The girl remembers how two certain men wearing security jackets entered the building because their authority trumped the rules. She thinks how interesting it is that a single man, draped in invisible power with authority issued from God, broke rules to administer to one in need. His authority was not visible, but it was even more than kings, magistrates, emperors or crowns can command.

And that power of God connected to a sick daughter’s pain and relieved it, and continues to heal her. No other reflective-jacketed man or first aid attendant could have brought that healing. Whatever must be healed by faith happens through invisible power. A servant of God wears his faith in his actions and can be called in as a first-response authority. God be thanked for restored powers on earth.
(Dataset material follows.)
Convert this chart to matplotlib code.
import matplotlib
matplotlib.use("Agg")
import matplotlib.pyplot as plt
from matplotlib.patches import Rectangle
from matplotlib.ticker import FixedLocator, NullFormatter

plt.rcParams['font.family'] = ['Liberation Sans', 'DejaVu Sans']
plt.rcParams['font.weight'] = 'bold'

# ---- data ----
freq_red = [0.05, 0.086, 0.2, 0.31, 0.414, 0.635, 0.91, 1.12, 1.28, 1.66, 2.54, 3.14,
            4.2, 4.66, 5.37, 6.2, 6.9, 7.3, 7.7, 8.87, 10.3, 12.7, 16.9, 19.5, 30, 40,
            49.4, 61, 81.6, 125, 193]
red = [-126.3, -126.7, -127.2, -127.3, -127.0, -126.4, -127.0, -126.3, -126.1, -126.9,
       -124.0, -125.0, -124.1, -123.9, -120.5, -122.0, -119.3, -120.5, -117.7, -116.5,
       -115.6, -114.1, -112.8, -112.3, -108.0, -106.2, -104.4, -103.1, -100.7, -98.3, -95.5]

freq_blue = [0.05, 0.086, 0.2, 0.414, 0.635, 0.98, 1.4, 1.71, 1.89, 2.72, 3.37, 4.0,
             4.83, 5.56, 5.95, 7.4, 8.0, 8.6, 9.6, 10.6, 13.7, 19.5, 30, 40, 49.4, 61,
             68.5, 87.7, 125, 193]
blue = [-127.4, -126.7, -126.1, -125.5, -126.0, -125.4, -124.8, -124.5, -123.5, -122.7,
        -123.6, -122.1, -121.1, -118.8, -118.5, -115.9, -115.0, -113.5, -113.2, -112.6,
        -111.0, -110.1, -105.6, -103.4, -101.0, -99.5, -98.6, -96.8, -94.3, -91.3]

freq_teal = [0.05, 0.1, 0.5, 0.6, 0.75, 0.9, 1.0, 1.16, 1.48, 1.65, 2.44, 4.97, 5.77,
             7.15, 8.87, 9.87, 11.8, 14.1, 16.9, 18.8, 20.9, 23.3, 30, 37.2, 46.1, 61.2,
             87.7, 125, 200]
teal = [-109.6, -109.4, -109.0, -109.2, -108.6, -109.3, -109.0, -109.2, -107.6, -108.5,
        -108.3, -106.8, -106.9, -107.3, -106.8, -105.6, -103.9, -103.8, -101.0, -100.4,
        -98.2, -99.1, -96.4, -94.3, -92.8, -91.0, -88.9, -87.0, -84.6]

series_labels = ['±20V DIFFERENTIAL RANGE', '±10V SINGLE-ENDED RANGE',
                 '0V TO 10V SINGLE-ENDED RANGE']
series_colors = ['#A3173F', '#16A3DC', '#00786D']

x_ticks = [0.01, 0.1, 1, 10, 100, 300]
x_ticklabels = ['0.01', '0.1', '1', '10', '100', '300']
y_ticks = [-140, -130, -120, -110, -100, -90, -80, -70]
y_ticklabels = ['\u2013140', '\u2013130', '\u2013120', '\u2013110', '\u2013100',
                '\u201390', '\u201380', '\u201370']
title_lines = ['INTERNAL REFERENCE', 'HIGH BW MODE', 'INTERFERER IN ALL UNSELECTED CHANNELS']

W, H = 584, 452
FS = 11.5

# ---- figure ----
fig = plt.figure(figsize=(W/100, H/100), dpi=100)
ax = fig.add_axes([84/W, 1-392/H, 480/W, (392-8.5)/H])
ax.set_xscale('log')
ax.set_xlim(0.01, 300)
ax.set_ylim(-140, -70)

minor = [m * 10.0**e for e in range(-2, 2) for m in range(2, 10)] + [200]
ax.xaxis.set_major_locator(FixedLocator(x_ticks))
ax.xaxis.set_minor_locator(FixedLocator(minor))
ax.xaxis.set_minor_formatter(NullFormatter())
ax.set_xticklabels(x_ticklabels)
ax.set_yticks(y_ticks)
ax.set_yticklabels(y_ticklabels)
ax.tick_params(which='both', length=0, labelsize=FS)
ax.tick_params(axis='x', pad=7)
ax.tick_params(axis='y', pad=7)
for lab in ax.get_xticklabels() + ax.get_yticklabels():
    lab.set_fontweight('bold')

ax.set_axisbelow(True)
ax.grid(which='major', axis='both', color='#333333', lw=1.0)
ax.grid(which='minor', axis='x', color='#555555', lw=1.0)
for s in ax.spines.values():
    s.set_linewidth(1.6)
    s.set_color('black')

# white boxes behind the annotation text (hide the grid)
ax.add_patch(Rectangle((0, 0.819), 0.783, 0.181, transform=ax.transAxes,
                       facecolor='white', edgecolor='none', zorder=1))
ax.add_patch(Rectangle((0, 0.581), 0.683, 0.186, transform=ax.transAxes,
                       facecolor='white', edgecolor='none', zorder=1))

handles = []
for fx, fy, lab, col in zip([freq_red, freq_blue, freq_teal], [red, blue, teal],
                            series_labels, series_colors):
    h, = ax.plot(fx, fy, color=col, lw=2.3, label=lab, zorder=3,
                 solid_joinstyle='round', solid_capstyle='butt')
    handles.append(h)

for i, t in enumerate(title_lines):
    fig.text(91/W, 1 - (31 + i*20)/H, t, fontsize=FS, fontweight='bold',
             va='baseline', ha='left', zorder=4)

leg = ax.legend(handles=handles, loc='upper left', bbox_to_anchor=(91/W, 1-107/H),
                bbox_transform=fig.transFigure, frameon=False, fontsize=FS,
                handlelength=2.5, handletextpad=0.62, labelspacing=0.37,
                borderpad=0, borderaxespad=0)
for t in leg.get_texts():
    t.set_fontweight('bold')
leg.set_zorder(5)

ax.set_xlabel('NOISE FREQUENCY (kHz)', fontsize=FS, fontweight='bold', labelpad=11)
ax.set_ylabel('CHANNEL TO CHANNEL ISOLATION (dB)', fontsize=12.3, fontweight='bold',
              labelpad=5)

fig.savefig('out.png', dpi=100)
Wednesday, February 10, 2010

Back vs Stomach

This morning I had the 0715 shift report time. The cafeteria opens at...earlier than 700, so I was able to go in and get a mixture of oats and yogurt and a couple muffins for the road. Oh, and rice krispies. So, I take my little red tray of food and decide to just stay on the bottom floor of the cafeteria instead of ascending to the second floor this morning, to save time and energy, and pain in my back. I tenderly lower my body at a table by my lonesome and I'm facing an older gentleman who is sitting, faced to my left. I chomp away diligently at my morning meal and don't think of much. I think of how I really love 'yoats' and how my back is quite tender and just try not to move more than my mouth. I hear the older gentleman make a coughing noise. No big deal.
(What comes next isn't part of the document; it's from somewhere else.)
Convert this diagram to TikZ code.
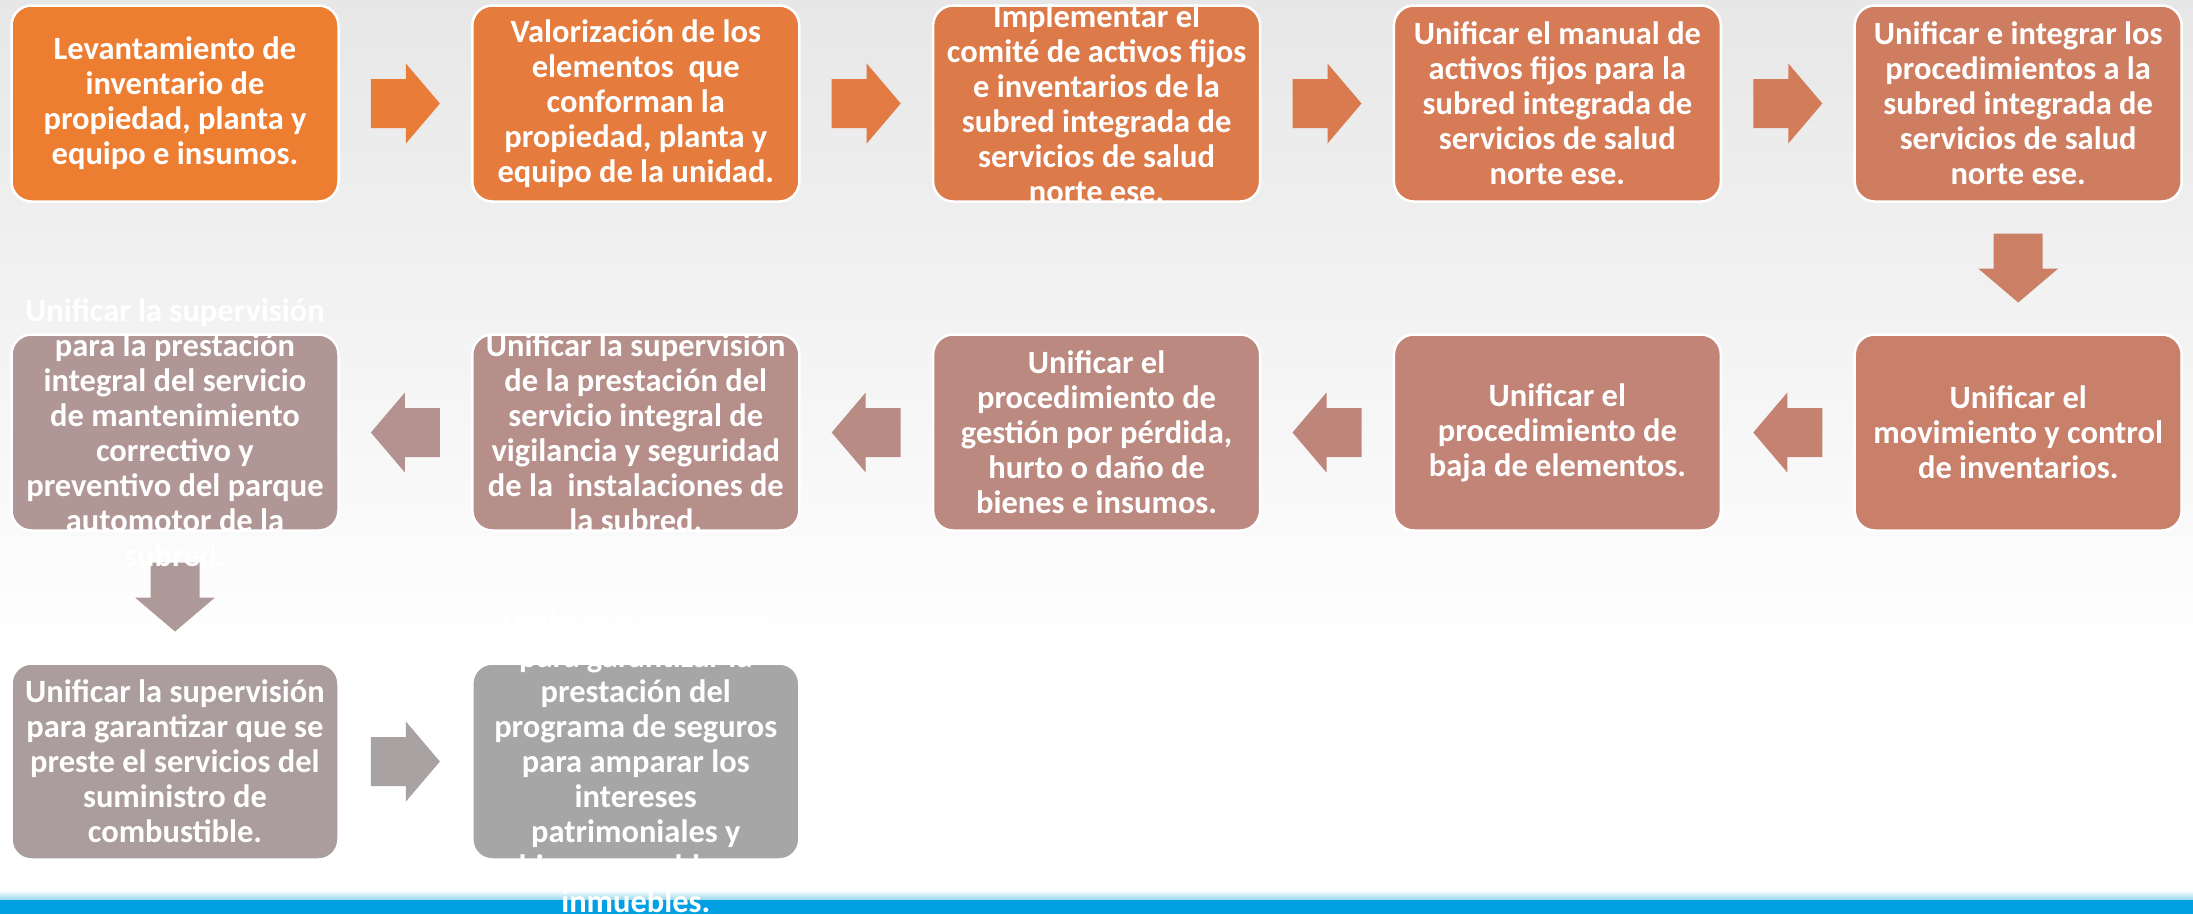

A man and woman enter with their little red trays and set them down, a seat away and across from the left-facing gentleman in the orange toque. The man and woman left their trays to go get some jam and in the mean time, the orange-tipped man continued his hacking until he turned quickly and vomited in the trash can gratefully right behind him...ungratefully directly in my view. I think I paused...every muscle below my forehead and above my belly button, deciding what to decide to do about my current predicament, as he continued vomiting a few more times. As my eyes were in a moment of indecision, they continued witnessing his convulsing heaves. I peeled my eyes away and cast them toward my own food.
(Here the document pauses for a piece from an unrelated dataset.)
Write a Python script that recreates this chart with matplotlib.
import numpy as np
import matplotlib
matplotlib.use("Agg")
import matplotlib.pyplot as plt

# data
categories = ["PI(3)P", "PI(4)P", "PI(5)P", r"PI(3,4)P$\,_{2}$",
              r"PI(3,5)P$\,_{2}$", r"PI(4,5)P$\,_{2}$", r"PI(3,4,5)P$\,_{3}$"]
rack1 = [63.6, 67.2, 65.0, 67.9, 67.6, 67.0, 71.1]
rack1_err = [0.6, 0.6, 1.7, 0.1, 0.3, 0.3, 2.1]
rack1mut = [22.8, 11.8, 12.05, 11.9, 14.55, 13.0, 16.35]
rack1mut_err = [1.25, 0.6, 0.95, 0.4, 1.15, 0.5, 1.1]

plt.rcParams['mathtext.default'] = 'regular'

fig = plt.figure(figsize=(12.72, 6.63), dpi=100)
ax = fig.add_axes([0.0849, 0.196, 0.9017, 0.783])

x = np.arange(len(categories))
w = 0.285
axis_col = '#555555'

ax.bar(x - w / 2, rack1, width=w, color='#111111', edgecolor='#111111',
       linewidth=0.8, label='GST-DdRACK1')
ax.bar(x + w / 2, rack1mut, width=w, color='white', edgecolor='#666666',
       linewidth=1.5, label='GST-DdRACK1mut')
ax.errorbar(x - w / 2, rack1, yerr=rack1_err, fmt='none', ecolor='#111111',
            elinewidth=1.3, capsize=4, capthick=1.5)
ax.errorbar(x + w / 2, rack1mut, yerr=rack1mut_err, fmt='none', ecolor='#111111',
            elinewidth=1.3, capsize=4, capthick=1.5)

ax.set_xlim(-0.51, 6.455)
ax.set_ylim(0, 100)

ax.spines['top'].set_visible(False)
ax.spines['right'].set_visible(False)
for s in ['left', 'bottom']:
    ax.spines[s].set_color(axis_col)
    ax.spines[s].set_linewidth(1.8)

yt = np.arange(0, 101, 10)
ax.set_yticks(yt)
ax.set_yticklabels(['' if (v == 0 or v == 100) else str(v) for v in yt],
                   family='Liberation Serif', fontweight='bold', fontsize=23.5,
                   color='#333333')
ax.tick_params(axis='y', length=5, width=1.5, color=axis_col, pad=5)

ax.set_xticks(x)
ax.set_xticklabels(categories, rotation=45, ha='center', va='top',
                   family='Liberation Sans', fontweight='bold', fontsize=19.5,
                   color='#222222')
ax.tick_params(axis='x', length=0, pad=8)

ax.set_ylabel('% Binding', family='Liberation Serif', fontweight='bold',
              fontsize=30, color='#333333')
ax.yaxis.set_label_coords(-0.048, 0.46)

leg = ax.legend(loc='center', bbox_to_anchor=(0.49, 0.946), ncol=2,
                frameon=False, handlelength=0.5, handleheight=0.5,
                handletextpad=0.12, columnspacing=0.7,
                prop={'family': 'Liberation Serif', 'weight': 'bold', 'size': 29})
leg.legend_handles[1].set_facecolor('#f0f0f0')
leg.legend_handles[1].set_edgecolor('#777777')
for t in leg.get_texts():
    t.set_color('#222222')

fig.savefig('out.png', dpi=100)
Here was the moment where I had to mediate between back and stomach.

"Ow," said my stomach.

"Ow, don't even think about it," said my back.

Why move seats when I was almost done eating just to get up, move, sit again, finish and then get up again, move again, etc. It was just too much to bear. My stomach was quickly disciplined and I let my back be the victor.

The other man came back and witnessed some of the vomiting and looked at me. I'm not sure what my face told him, but he kept looking at the vomiter, his food and myself, and it made me laugh. Not out loud, but enough to comminucate that I too was undone. but I also felt bad for the guy! It's no fun to vomit. And why oh why was he still stuffing froot loops and yogurt into his stomach if it was rejecting the thrown-out waffle being finely coated in syrupy vomit?

I don't know. I commanded my stomach to finish the yoats and I took my muffins, my red tray and my back out of the dining area.

Well, lessoned learned: go upstairs to eat.

Monday, February 08, 2010

Days Off

Besides the broken back, the nothing but good times continue. There are just so many things to tell about!

I got paid! That's always reassuring, that I'm not actually being mistaken as a volunteer. We all wondered about monetary materialization for a while. My fears are gone, and so should be yours...

My face wash smells like Sprite. Here in Canadia boonies I think of Sprite more than I have in my whole life. And that leads me to think of Italian sodas that my family makes now and again and it makes me miss those occasions. Hey out there, family that rarely reads my blog. Love you guys!

So, in the week of Feb 1-6 I only worked two days. So, with four days off in a row, Seth, Merilee and myself went to Victoria Island. It took a two hour bus ride connected to a 15 minute sky train to a 1 hour wait to a 45 minute bus ride to another hour and a half wait to the hour and a half ferry ride to another hour bus ride just to freaking get there... So that you don't have to think about how long that was, I'll just tell you this: we started at 9am in Whistler and arrived in Victoria Island at 6:30pm. All that transport was very tiring.

So first thing we did was call Dispatch to tell them we would be needing an extra day in order to see anything at all, since at that moment in time we had only that day and the next off. It would be horrifically unhelpful to just go home the next day at 10am. They told us we could have another day. Yay! So, we checked in to our hostel, added an extra night, and dropped off our crap to go to dinner.

We walked for many blocks to an Indian restaurant. It was pretty good. We got food and ate it. Then we left after we paid for it. Pretty basic.

We went around the town a bit then, looking for ice cream mostly, but seeing many other things in the mean time. Like buildings, stores in them, windows in the front of them, and whales and totems and eagles, oh my! on the street. Finally we slipped into a conviently placed store filled with all the junk one needs at 9pm or later and got a little tub of vanilla brownie fudge ice cream and three spoons. We went back to our hostel, ate it, played some pool, did some yoga while I wasn't the one playing pool, and THEN we went to bed. The room was awesome! Well, it was a room. With a bunk bed, a mirror, a small desk and a chair. But the ceiling was like twenty feet up. Two more bunks could have easily made their way up there. But as it was was sufficient for sleeping, which we did.

Then we went to breakfast in the AM at a place called the Sour Pickle. It was yumesome! No, didn't have any pickles, sour or otherwise, and yes, it was the typical breakfast all day place, our order taken by an asian lady that we couldn't understand who kept coming back to ask, "is anything all right?", another asian-looking man taking off an apron and going out the front door, either to smoke or get more ingredients for his kitchen...it was the beeest. Really. I do recommend it.

Then off we walked for many many many blocks. Many. We saw the world's tallest totem pole with a living, sitting eagle on its top. We saw a beach with an ocean attached to it. We saw many rocks worth picking up to admire on the beach. We got more ice cream and that was enough to fill our ice cream quota for the week really. Those fast food ice creams go right through me usually. Yeah, I don't like to hear about it either. Okay, so we kept walking. Oh, we walked through a park! Beacon something park. Lovely place. Did you know there are black squirrels? There are. Did you know there's a peacock in Beacon park? Birds just don't even know how beautiful they are, don't you think?

Ah shoot, I have to finish this post now. Okay...we had a lovely day, rewound that hectic travelog, made it home for prison dinner and slept. I woke for the 0415 shift the next morning. Yay. 12 hour shifts are the most delicious. Oh yeah, so just in case you didn't know, I'm driving motor coach buses up here in Whistler Canada, transporting the security personnel to and from venues where they can protect people. It can get super boring, but it's beautiful around here. I haven't fallen alseep at the wheel yet. So...more later. Cheers!